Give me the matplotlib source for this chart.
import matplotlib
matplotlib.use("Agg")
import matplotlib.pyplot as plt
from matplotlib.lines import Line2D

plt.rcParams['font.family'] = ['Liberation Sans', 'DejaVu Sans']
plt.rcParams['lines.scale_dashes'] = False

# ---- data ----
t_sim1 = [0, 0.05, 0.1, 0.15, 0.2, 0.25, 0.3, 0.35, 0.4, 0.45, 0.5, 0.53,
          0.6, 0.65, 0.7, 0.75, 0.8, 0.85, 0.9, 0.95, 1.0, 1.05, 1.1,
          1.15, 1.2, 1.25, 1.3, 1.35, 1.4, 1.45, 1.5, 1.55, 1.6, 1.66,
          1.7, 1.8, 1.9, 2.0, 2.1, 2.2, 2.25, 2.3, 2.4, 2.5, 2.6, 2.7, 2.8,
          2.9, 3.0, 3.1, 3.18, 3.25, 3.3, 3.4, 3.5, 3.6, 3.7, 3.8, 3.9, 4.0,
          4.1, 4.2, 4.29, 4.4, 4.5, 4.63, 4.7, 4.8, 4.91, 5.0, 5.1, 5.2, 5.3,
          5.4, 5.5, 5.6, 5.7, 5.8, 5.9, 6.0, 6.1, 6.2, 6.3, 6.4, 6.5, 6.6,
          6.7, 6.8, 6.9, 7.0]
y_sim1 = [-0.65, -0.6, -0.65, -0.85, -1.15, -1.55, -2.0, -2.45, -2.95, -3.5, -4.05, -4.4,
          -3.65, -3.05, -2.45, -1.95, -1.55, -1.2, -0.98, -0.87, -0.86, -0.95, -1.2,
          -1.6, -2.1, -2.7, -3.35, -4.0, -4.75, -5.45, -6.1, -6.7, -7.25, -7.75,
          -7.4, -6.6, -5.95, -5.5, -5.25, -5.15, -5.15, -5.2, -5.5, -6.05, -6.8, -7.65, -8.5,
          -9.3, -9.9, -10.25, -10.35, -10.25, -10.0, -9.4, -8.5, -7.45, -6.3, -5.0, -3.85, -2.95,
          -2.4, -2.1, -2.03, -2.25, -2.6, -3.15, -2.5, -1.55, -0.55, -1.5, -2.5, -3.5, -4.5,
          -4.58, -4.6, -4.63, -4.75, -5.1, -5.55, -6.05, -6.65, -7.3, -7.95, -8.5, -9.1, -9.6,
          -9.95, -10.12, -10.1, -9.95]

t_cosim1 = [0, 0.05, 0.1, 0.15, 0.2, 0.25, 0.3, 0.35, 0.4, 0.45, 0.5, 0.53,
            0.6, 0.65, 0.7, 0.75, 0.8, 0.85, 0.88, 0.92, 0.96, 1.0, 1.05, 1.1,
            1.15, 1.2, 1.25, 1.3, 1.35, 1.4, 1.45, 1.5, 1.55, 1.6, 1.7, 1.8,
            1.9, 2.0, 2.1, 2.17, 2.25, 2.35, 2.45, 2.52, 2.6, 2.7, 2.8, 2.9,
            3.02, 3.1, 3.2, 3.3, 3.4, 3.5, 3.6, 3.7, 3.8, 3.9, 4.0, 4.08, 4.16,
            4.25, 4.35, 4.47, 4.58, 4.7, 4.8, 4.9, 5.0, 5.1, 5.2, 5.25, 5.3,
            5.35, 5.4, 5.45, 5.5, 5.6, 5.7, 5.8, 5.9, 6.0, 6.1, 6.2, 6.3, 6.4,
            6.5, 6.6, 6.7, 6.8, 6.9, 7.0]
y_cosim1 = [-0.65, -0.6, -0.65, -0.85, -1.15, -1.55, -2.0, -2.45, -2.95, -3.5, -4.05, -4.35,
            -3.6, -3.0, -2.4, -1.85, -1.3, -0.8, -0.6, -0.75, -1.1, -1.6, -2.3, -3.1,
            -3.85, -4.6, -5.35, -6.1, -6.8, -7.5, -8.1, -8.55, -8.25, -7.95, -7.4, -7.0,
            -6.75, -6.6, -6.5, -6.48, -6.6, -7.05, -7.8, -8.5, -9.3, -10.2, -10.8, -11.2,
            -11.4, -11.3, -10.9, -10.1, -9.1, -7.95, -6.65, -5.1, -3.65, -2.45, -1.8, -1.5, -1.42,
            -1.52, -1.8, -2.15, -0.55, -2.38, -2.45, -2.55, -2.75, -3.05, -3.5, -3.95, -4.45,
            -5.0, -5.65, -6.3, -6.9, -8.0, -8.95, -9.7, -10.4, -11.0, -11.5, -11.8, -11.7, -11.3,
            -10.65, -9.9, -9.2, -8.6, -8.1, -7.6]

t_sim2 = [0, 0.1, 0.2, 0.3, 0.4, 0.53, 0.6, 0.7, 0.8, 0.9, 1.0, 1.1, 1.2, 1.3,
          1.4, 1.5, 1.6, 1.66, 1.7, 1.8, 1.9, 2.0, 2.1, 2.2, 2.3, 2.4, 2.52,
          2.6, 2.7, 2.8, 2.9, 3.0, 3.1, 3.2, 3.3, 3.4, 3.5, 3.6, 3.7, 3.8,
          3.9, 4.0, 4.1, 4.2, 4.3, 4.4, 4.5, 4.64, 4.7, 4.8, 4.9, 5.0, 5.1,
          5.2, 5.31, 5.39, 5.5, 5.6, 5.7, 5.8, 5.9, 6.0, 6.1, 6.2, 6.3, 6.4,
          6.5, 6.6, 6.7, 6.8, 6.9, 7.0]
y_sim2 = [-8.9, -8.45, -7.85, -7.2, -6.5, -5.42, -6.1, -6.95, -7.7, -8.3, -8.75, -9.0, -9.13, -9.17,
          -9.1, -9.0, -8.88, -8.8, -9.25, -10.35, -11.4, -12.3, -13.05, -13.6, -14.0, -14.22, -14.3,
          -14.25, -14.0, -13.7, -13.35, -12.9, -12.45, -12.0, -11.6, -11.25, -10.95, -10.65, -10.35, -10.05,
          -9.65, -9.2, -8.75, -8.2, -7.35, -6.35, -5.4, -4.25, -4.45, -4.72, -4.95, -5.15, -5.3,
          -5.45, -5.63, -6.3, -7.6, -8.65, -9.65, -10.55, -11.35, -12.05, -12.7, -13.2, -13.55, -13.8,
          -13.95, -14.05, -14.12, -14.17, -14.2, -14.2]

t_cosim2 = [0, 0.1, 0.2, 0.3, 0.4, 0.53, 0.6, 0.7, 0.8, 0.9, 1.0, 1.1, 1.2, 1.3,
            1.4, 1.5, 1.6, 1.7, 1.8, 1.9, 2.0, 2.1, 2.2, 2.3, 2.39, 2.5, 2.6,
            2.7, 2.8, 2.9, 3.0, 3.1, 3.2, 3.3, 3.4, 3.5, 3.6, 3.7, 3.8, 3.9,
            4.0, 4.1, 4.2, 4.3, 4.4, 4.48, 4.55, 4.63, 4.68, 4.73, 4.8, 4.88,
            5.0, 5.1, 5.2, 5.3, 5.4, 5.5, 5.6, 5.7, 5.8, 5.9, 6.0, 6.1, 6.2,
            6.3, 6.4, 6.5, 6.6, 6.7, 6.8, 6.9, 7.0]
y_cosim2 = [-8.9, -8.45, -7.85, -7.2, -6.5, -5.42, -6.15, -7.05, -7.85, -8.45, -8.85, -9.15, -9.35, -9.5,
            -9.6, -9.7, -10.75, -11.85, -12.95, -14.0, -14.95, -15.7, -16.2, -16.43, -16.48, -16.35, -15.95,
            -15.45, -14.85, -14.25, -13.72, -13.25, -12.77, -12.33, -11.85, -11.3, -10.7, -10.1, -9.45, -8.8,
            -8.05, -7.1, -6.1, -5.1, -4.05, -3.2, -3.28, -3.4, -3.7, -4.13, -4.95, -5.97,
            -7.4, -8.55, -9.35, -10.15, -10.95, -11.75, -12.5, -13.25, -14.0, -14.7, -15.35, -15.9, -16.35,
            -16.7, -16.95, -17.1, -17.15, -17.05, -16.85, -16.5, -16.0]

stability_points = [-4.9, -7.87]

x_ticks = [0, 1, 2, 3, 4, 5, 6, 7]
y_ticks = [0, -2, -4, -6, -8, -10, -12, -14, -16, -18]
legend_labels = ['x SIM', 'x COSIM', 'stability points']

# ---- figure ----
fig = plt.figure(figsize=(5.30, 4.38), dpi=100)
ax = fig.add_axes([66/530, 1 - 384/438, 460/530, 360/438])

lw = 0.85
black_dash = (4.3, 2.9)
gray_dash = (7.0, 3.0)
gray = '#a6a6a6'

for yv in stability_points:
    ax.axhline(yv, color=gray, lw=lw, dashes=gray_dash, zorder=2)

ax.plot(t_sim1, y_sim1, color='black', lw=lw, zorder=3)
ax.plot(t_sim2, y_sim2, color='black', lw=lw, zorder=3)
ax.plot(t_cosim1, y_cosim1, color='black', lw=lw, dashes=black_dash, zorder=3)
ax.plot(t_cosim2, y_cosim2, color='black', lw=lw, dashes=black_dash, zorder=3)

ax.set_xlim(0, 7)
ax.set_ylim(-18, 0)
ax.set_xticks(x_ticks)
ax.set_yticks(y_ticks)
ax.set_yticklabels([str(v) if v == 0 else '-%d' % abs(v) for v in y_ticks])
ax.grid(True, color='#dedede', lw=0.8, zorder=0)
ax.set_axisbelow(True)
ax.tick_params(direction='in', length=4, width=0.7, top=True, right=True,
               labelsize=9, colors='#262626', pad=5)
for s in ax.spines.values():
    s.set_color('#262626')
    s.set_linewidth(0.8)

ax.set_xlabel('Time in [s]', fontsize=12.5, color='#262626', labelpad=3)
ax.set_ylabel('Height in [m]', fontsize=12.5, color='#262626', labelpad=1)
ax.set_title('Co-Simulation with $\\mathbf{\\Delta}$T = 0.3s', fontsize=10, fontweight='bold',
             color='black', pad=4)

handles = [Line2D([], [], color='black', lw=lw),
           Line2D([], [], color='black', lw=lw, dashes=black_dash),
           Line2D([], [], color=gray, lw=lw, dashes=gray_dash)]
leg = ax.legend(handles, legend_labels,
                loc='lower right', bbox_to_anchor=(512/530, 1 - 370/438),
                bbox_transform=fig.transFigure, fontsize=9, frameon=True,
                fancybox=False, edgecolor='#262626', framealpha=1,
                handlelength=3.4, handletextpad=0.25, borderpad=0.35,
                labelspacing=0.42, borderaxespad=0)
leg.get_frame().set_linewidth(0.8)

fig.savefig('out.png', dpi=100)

PROBLEM:
Return exactly the lines from the beginning of the data above through the one containing "plt.rcParams['lines.scale_dashes'] = False", please. Include both end lines and add nothing else.

SOLUTION FOR THIS TASK:
Give me the matplotlib source for this chart.
import matplotlib
matplotlib.use("Agg")
import matplotlib.pyplot as plt
from matplotlib.lines import Line2D

plt.rcParams['font.family'] = ['Liberation Sans', 'DejaVu Sans']
plt.rcParams['lines.scale_dashes'] = False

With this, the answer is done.